Coding, capacity and duration

Cognitive psychology is the study of how people learn, structure, store and use knowledge eg perception, memory and language.

Coding= The way in which information is stored in memory and it is modal specific.

Capacity= The maximum amount of information that can be retrained in memory.

Duration= How long a memory can be held for before it is forgotten.

Sensory register

Coding= Crowder(1993) found that the SR only retains information in the iconic store for a few milliseconds, but for 2-3 seconds in the echoic store. This supports the idea of sensory information being coded into separate stores and suggests they have different durations

Capacity= Sperling flashed a 3×4 grid of letters onto a screen for one-twentieth of a second, and asked pots to recall the letters if one row. As the information would fade very quickly, he sounded different tones (high, medium, and low) to indicate which row needed to be recalled (1, 2, or 3). Recall of letters in the indicated row was high(3/4), which suggests all of the information was originally there since they didn’t know what row would be indicated, indicating that the capacity for SR is high.

Duration= Welsh and Thompson (1978) found that the iconic memory store has an average duration on 500 milliseconds, which decreases as individuals get older. This suggests that the duration of SR is limited and dependant on age. The duration is less than half a second.

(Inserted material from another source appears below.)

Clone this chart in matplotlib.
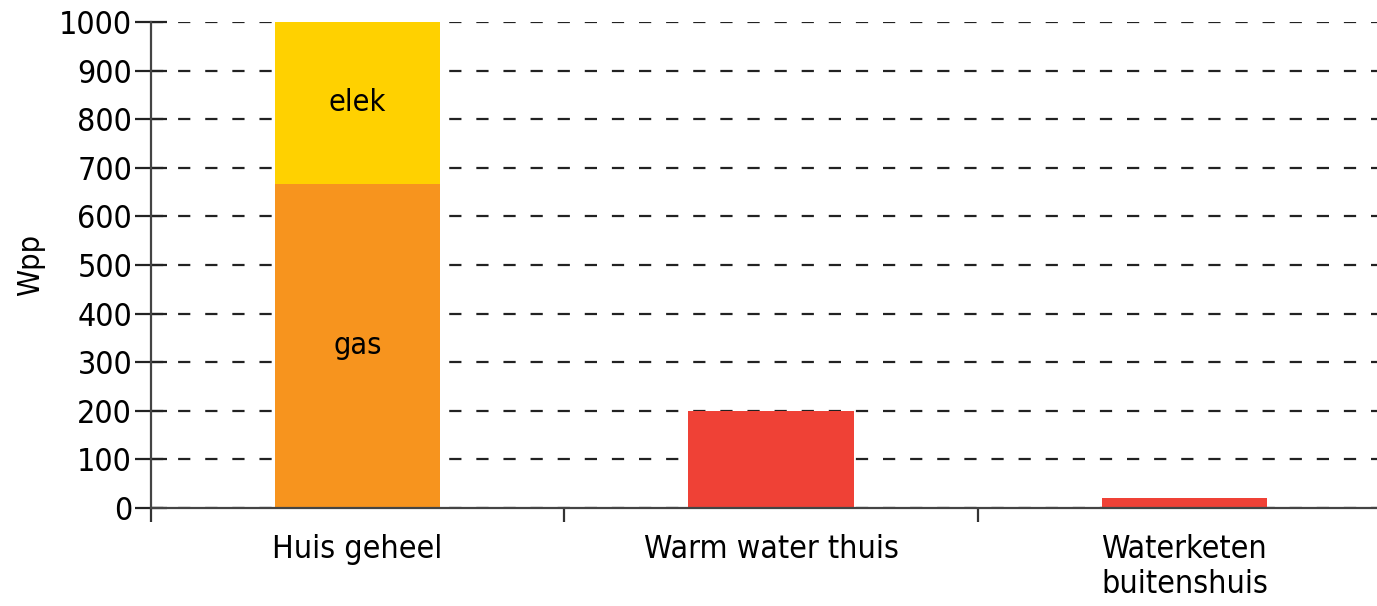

Coding= modal specific Capacity= high or unlimited Duration= less than ½ a second

Short term memory

Coding= Baddely (1966) gave ppts four sets of words to recall in order. For STM task they had to recall them immediately to prevent rehearsal following presentation and for LTM task they had to be recalled following a longer time interval.

1.Words that sounded similar eg cat, map, cap, mat

2.Word that sounded different eg dog, bin, cup, pen

3.Words with a similar meaning eg big, large, huge, vast

4.Words with a different meaning eg huge, good, light, blue

The researchers then recorded how many mistakes were made during recall

Findings suggest that encoding is different for LTM and STM

STM= acoustically encoded

Capacity= Jacob’s measured digit span in the 1800s. The researcher gives 4 digits and the ppt has to recall these in correct order out loud. If this is correct, the researcher reads out 5 digits and so on until the ppt can’t recall the order correctly. This determines the individuals digit span. Jacob’s found that the mean span for digits across all ppts was 9.3 items and the mean span for letters was 7.3.